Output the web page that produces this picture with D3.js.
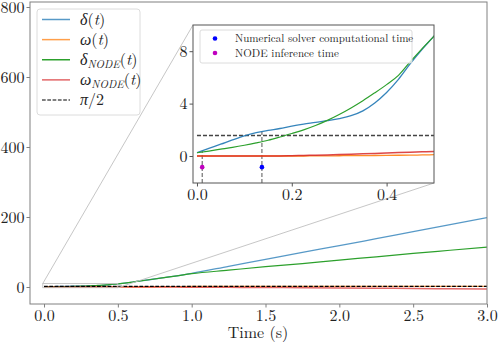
<!DOCTYPE html>
<html>
<head>
<meta charset="utf-8">
<script src="https://cdn.jsdelivr.net/npm/d3@7"></script>
<style>
  body { margin: 0; background: #fff; }
</style>
</head>
<body>
<div id="chart"></div>
<script>
// time samples (s)
var time = [0, 0.025, 0.05, 0.075, 0.1, 0.125, 0.15, 0.175, 0.2, 0.225, 0.25, 0.275, 0.3, 0.325,
  0.35, 0.375, 0.4, 0.425, 0.45, 0.475, 0.5, 0.6, 0.7, 0.8, 0.9, 1.0, 1.25, 1.5, 1.75, 2.0,
  2.25, 2.5, 2.75, 3.0];
var delta = [0.25, 0.58, 0.9, 1.23, 1.54, 1.78, 1.95, 2.1, 2.28, 2.43, 2.56, 2.7, 2.86, 3.08,
  3.45, 4.05, 4.85, 5.85, 7.05, 8.15, 9.15, 14, 20, 26, 32, 39, 59, 79, 99, 118,
  138, 158, 178, 198];
var omega = [0, 0, 0, 0, 0, 0, 0, 0, 0, 0, 0.01, 0.01, 0.02, 0.03,
  0.03, 0.04, 0.05, 0.06, 0.07, 0.08, 0.1, 0.4, 0.7, 1.0, 1.2, 1.4, 1.55, 1.6, 1.6, 1.6,
  1.6, 1.6, 1.6, 1.6];
var deltaNode = [0.25, 0.38, 0.52, 0.66, 0.82, 1.0, 1.2, 1.45, 1.72, 2.0, 2.33, 2.72, 3.17, 3.67,
  4.22, 4.82, 5.45, 6.15, 7.2, 8.2, 9.15, 14, 20, 26, 32, 38, 48, 58, 67, 77,
  86, 96, 105, 114];
var omegaNode = [0, 0, 0, 0, 0, 0, 0, 0.01, 0.02, 0.04, 0.06, 0.08, 0.11, 0.14,
  0.17, 0.2, 0.23, 0.26, 0.29, 0.32, 0.35, 0.3, 0.1, -0.1, -0.3, -0.5, -1.0, -1.5, -2.1, -2.8,
  -3.5, -4.2, -5.1, -6.0];
var halfPi = Math.PI / 2;

// computational time markers
var solverTime = 0.137, nodeTime = 0.011, markerY = -0.85;

var mainXTicks = [0, 0.5, 1.0, 1.5, 2.0, 2.5, 3.0];
var mainYTicks = [0, 200, 400, 600, 800];
var insetXTicks = [0, 0.2, 0.4];
var insetYTicks = [0, 4, 8];

// blue, orange and red were drawn semi-transparent
var series = [
  { name: "delta", values: delta, color: "#1f77b4", opacity: 0.75, width: 1.3 },
  { name: "omega", values: omega, color: "#ff7f0e", opacity: 0.75, width: 1.3 },
  { name: "deltaNode", values: deltaNode, color: "#2ca02c", opacity: 1, width: 1.2 },
  { name: "omegaNode", values: omegaNode, color: "#d62728", opacity: 0.7, width: 1.5 }
];

var FONT = "'Latin Modern Roman', 'Liberation Serif', serif";

var svgWidth = 498, svgHeight = 348;
var svg = d3.select("#chart").append("svg")
  .attr("width", svgWidth)
  .attr("height", svgHeight)
  .style("font-family", FONT);

// main axes area
var main = { left: 30, right: 487, top: 2, bottom: 304 };
var x = d3.scaleLinear().domain([-0.095, 3.0]).range([main.left, main.right]);
var y = d3.scaleLinear().domain([-48.6, 814.3]).range([main.bottom, main.top]);

// inset axes area
var ins = { left: 193, right: 434, top: 25, bottom: 183 };
var ix = d3.scaleLinear().domain([-0.0084, 0.5]).range([ins.left, ins.right]);
var iy = d3.scaleLinear().domain([-2.06, 10]).range([ins.bottom, ins.top]);

var defs = svg.append("defs");
defs.append("clipPath").attr("id", "clipMain").append("rect")
  .attr("x", main.left).attr("y", main.top)
  .attr("width", main.right - main.left).attr("height", main.bottom - main.top);
defs.append("clipPath").attr("id", "clipInset").append("rect")
  .attr("x", ins.left).attr("y", ins.top)
  .attr("width", ins.right - ins.left).attr("height", ins.bottom - ins.top);

function styleAxis(g, color, size) {
  g.attr("font-family", null);
  g.select(".domain").remove();
  g.selectAll(".tick line").attr("stroke", color);
  g.selectAll(".tick text")
    .attr("fill", "#222")
    .style("font-size", size + "px")
    .style("font-family", FONT);
}

// ---- main plot ----
var mainG = svg.append("g");

var lineMain = function(vals) {
  return d3.line()
    .x(function(d, i) { return x(time[i]); })
    .y(function(d) { return y(d); })
    .curve(d3.curveMonotoneX)(vals);
};

var mainLines = mainG.append("g").attr("clip-path", "url(#clipMain)");
series.forEach(function(s) {
  mainLines.append("path")
    .attr("d", lineMain(s.values))
    .attr("fill", "none")
    .attr("stroke", s.color)
    .attr("stroke-opacity", s.opacity)
    .attr("stroke-width", s.width);
});
mainLines.append("line")
  .attr("x1", x(0)).attr("x2", x(3.0))
  .attr("y1", y(halfPi)).attr("y2", y(halfPi))
  .attr("stroke", "#000")
  .attr("stroke-width", 1.2)
  .attr("stroke-dasharray", "3.7,1.6");

// zoom box on the main plot
mainG.append("rect")
  .attr("x", x(ix.domain()[0])).attr("y", y(iy.domain()[1]))
  .attr("width", x(ix.domain()[1]) - x(ix.domain()[0]))
  .attr("height", y(iy.domain()[0]) - y(iy.domain()[1]))
  .attr("fill", "none")
  .attr("stroke", "#c0c0c0")
  .attr("stroke-width", 0.9);

// connector lines (upper-left and lower-right corners)
mainG.append("line")
  .attr("x1", x(ix.domain()[0])).attr("y1", y(iy.domain()[1]))
  .attr("x2", ins.left).attr("y2", ins.top)
  .attr("stroke", "#c0c0c0").attr("stroke-width", 0.9);
mainG.append("line")
  .attr("x1", x(ix.domain()[1])).attr("y1", y(iy.domain()[0]))
  .attr("x2", ins.right).attr("y2", ins.bottom)
  .attr("stroke", "#c0c0c0").attr("stroke-width", 0.9);

// main spines
mainG.append("rect")
  .attr("x", main.left).attr("y", main.top)
  .attr("width", main.right - main.left).attr("height", main.bottom - main.top)
  .attr("fill", "none")
  .attr("stroke", "#808080")
  .attr("stroke-width", 1);

mainG.append("g")
  .attr("transform", "translate(0," + main.bottom + ")")
  .call(d3.axisBottom(x).tickValues(mainXTicks).tickFormat(d3.format(".1f")).tickSizeInner(3.5).tickPadding(2))
  .call(styleAxis, "#808080", 16);

mainG.append("g")
  .attr("transform", "translate(" + main.left + ",0)")
  .call(d3.axisLeft(y).tickValues(mainYTicks).tickFormat(d3.format("d")).tickSizeInner(3.5).tickPadding(2))
  .call(styleAxis, "#808080", 16);

svg.append("text")
  .attr("x", 258)
  .attr("y", 338)
  .attr("text-anchor", "middle")
  .style("font-size", "16px")
  .style("font-family", FONT)
  .attr("fill", "#222")
  .text("Time (s)");

// main legend
var legend = svg.append("g");
legend.append("rect")
  .attr("x", 37).attr("y", 9).attr("width", 103).attr("height", 106)
  .attr("rx", 3)
  .attr("fill", "#fff").attr("fill-opacity", 0.8)
  .attr("stroke", "#dcdcdc");

var legendItems = [
  { s: series[0], sym: "δ", sub: null },
  { s: series[1], sym: "ω", sub: null },
  { s: series[2], sym: "δ", sub: "NODE" },
  { s: series[3], sym: "ω", sub: "NODE" },
  { s: { color: "#000", opacity: 1, width: 1.2 }, sym: "π/2", sub: null, dashed: true }
];
var legendY = d3.scalePoint().domain(d3.range(legendItems.length)).range([19.5, 100]);
legendItems.forEach(function(item, i) {
  var ly = legendY(i);
  legend.append("line")
    .attr("x1", 42).attr("x2", 70)
    .attr("y1", ly).attr("y2", ly)
    .attr("stroke", item.s.color)
    .attr("stroke-opacity", item.s.opacity)
    .attr("stroke-width", item.dashed ? 1.2 : 1.5)
    .attr("stroke-dasharray", item.dashed ? "3.7,1.6" : null);
  var t = legend.append("text")
    .attr("x", 80).attr("y", ly + 5)
    .style("font-size", "16px")
    .style("font-family", FONT)
    .attr("fill", "#222");
  if (item.dashed) {
    t.append("tspan").style("font-style", "italic").text("π");
    t.append("tspan").text("/2");
  } else {
    t.append("tspan").style("font-style", "italic").text(item.sym);
    if (item.sub) {
      t.append("tspan").attr("dy", 3).style("font-size", "11px").style("font-style", "italic").text(item.sub);
      t.append("tspan").attr("dy", -3).text("(");
    } else {
      t.append("tspan").text("(");
    }
    t.append("tspan").style("font-style", "italic").text("t");
    t.append("tspan").text(")");
  }
});

// ---- inset ----
var insetG = svg.append("g");
insetG.append("rect")
  .attr("x", ins.left).attr("y", ins.top)
  .attr("width", ins.right - ins.left).attr("height", ins.bottom - ins.top)
  .attr("fill", "#fff");

var lineInset = function(vals) {
  return d3.line()
    .x(function(d, i) { return ix(time[i]); })
    .y(function(d) { return iy(d); })
    .curve(d3.curveMonotoneX)(vals);
};

var insLines = insetG.append("g").attr("clip-path", "url(#clipInset)");

// pi/2 reference
insLines.append("line")
  .attr("x1", ix(0)).attr("x2", ins.right)
  .attr("y1", iy(halfPi)).attr("y2", iy(halfPi))
  .attr("stroke", "#444")
  .attr("stroke-width", 1.4)
  .attr("stroke-dasharray", "4,2");

// vertical dashed markers
function deltaAt(t) {
  var i = d3.bisectLeft(time, t);
  var t0 = time[i - 1], t1 = time[i];
  return delta[i - 1] + (delta[i] - delta[i - 1]) * (t - t0) / (t1 - t0);
}
[nodeTime, solverTime].forEach(function(t) {
  insLines.append("line")
    .attr("x1", ix(t)).attr("x2", ix(t))
    .attr("y1", ins.bottom).attr("y2", iy(deltaAt(t)))
    .attr("stroke", "#555")
    .attr("stroke-width", 1)
    .attr("stroke-dasharray", "4,2");
});

series.forEach(function(s) {
  insLines.append("path")
    .attr("d", lineInset(s.values))
    .attr("fill", "none")
    .attr("stroke", s.color)
    .attr("stroke-opacity", Math.min(1, s.opacity + 0.15))
    .attr("stroke-width", s.width);
});

insLines.append("circle").attr("cx", ix(solverTime)).attr("cy", iy(markerY)).attr("r", 2.3).attr("fill", "#0000ff");
insLines.append("circle").attr("cx", ix(nodeTime)).attr("cy", iy(markerY)).attr("r", 2.3).attr("fill", "#bf00bf");

insetG.append("rect")
  .attr("x", ins.left).attr("y", ins.top)
  .attr("width", ins.right - ins.left).attr("height", ins.bottom - ins.top)
  .attr("fill", "none")
  .attr("stroke", "#555")
  .attr("stroke-width", 1);

insetG.append("g")
  .attr("transform", "translate(0," + ins.bottom + ")")
  .call(d3.axisBottom(ix).tickValues(insetXTicks).tickFormat(d3.format(".1f")).tickSizeInner(3.5).tickPadding(2))
  .call(styleAxis, "#555", 16);

insetG.append("g")
  .attr("transform", "translate(" + ins.left + ",0)")
  .call(d3.axisLeft(iy).tickValues(insetYTicks).tickFormat(d3.format("d")).tickSizeInner(3.5).tickPadding(2))
  .call(styleAxis, "#555", 16);

// inset legend
var iLegend = insetG.append("g");
iLegend.append("rect")
  .attr("x", 200).attr("y", 30).attr("width", 212).attr("height", 33)
  .attr("rx", 2)
  .attr("fill", "#fff").attr("fill-opacity", 0.8)
  .attr("stroke", "#dcdcdc");
[
  { color: "#0000ff", label: "Numerical solver computational time", ly: 38.5 },
  { color: "#bf00bf", label: "NODE inference time", ly: 53 }
].forEach(function(d) {
  iLegend.append("circle").attr("cx", 215).attr("cy", d.ly).attr("r", 2.3).attr("fill", d.color);
  iLegend.append("text")
    .attr("x", 235).attr("y", d.ly + 3.5)
    .style("font-size", "11px")
    .style("font-family", FONT)
    .attr("fill", "#222")
    .text(d.label);
});
</script>
</body>
</html>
----------
__Requirement__: Give again exactly the lines running from the beginning of the material above through the line that contains "var solverTime = 0.137, nodeTime", and leave out every picture.

__Answer for the task__:
Output the web page that produces this picture with D3.js.
<!DOCTYPE html>
<html>
<head>
<meta charset="utf-8">
<script src="https://cdn.jsdelivr.net/npm/d3@7"></script>
<style>
  body { margin: 0; background: #fff; }
</style>
</head>
<body>
<div id="chart"></div>
<script>
// time samples (s)
var time = [0, 0.025, 0.05, 0.075, 0.1, 0.125, 0.15, 0.175, 0.2, 0.225, 0.25, 0.275, 0.3, 0.325,
  0.35, 0.375, 0.4, 0.425, 0.45, 0.475, 0.5, 0.6, 0.7, 0.8, 0.9, 1.0, 1.25, 1.5, 1.75, 2.0,
  2.25, 2.5, 2.75, 3.0];
var delta = [0.25, 0.58, 0.9, 1.23, 1.54, 1.78, 1.95, 2.1, 2.28, 2.43, 2.56, 2.7, 2.86, 3.08,
  3.45, 4.05, 4.85, 5.85, 7.05, 8.15, 9.15, 14, 20, 26, 32, 39, 59, 79, 99, 118,
  138, 158, 178, 198];
var omega = [0, 0, 0, 0, 0, 0, 0, 0, 0, 0, 0.01, 0.01, 0.02, 0.03,
  0.03, 0.04, 0.05, 0.06, 0.07, 0.08, 0.1, 0.4, 0.7, 1.0, 1.2, 1.4, 1.55, 1.6, 1.6, 1.6,
  1.6, 1.6, 1.6, 1.6];
var deltaNode = [0.25, 0.38, 0.52, 0.66, 0.82, 1.0, 1.2, 1.45, 1.72, 2.0, 2.33, 2.72, 3.17, 3.67,
  4.22, 4.82, 5.45, 6.15, 7.2, 8.2, 9.15, 14, 20, 26, 32, 38, 48, 58, 67, 77,
  86, 96, 105, 114];
var omegaNode = [0, 0, 0, 0, 0, 0, 0, 0.01, 0.02, 0.04, 0.06, 0.08, 0.11, 0.14,
  0.17, 0.2, 0.23, 0.26, 0.29, 0.32, 0.35, 0.3, 0.1, -0.1, -0.3, -0.5, -1.0, -1.5, -2.1, -2.8,
  -3.5, -4.2, -5.1, -6.0];
var halfPi = Math.PI / 2;

// computational time markers
var solverTime = 0.137, nodeTime = 0.011, markerY = -0.85;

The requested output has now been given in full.